Farbe und Gebiet

In der geometrischen Abstraktion modellieren die bildnerischen Grundkräfte Farbe und Form in ihrer Wechselwirkung den Bildkörper. Einer klaren Struktur folgend werden Konzepte ins künstlerische Verfahren eingeführt, die versuchen, den Aufbau unserer Welt nach einem sinnlichen wie auch rationalen Schema zu erfassen.

Die Formeln dieser entitären Prinzipien beforscht Jürgen Bauer in seinen Bildern. Basierend auf der Darstellung geometrischer Figuren sind seine Arbeiten konstruktiv als auch abstrakt, exakt wie intuitiv. Die Methode des Künstlers ist eine de/konstruierende, die in ihrer Anwendung die Grenzen des Bild-Raums absteckt oder überwindet und ihn folglich zum phänomenologischen Laboratorium erweitert. Das Fundament hierfür legt die Farbe. Im Sinne der substanziellen Beschaffenheit wie auch einer psychophysischen Wahrnehmung ist sie das wesentliche Material für Bauer. Mit der Farbe bildet er Flächen. Diese formen sich zu Ebenen, welche durch ihre Teilmengen Bereiche hervorbringen, die schließlich Gebiete konstituieren. Diese Farbkonfigurationen bauen Spannung auf, erzeugen perspektivische Verschiebungen, Raumillusionen und loten die Tiefe der Oberfläche aus. Im nächsten Prozess können neue Körper entstehen und das Bild zu einem multistabilen Objekt weiterformulieren.

Parallel beschäftigt sich Bauer mit dem konkreten Motiv des sattelbedachten Hauses. Ähnlich einem Piktogramm reduziert es der Künstler auf seine minimale Grunderscheinung. Unweigerlich drängt sich die Frage auf: Ist es ein Haus, das wir sehen oder dessen Vision? Die Deutungsmöglichkeiten der Hauskontur als Sujet sind mannigfaltig, doch seinem Wesen ist stets ein territorialer Charakter immanent. In letzter Konsequenz bedeutet es immer die Inbesitznahme von Fläche und ist ein Symbol für Gebietsanspruch. Bauer geht hier im repetitiven Verfahren noch weiter und verstärkt das Gegenständliche des Bildes, indem er das Haus aus der Zwei- in die Dreidimensionalität erwachsen lässt. Das Haus wird als raumgreifendes Objekt in verschiedenen Größen und Ausführungen konzipiert, etwa als einzelnes körperhaftes Modell oder als sequenzieller Aufriss, die unsere Wahrnehmung wie auch deren Bedingungen prüfen.
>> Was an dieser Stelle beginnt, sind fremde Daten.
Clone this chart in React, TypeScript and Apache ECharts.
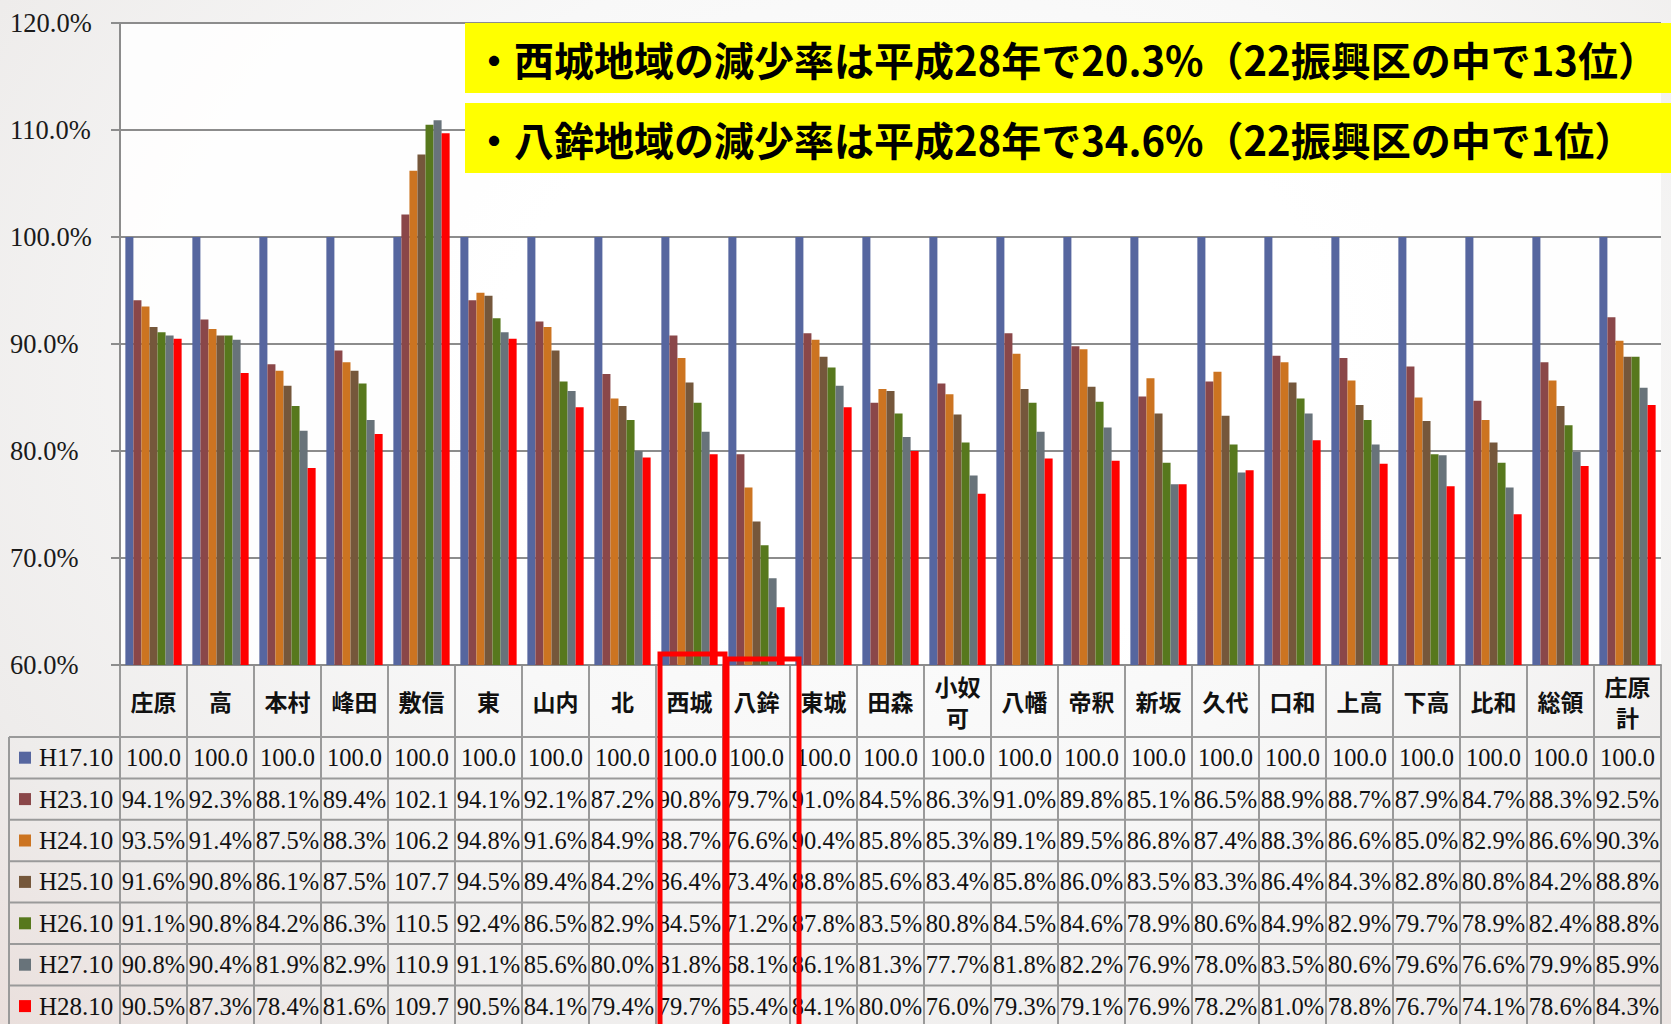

Seine Werke reagieren somit innerhalb eines Bezugsystems, in dem die Wirkungsmacht der Geometrie als universales Element unseres Seins analysiert wird.

Durch Konstruktion, Zerlegung und Neuanordnung schafft Jürgen Bauer Entwürfe zwischen Evidenz und Fiktion, denn „es ist eine allgemeine Überzeugung, dass die Geometrie mit allen ihren Wahrheiten in unbedingter Allgemeinheit gültig ist für alle Menschen, alle Zeiten, alle Völker, für alle nicht bloß historisch faktischen, sondern überhaupt erdenklichen.“[1]

Anna Fliri, Wien im März 2022


[1] Edmund Husserl, „Der Ursprung der Geometrie“, in: Jacques Derrida, Husserls Weg in die Geschichte am Leitfaden der Geometrie. Ein Kommentar zur Beilage III der »Krisis« (Übergänge, Bd. 17), München: Wilhelm Fink Verlag, 1987, 231.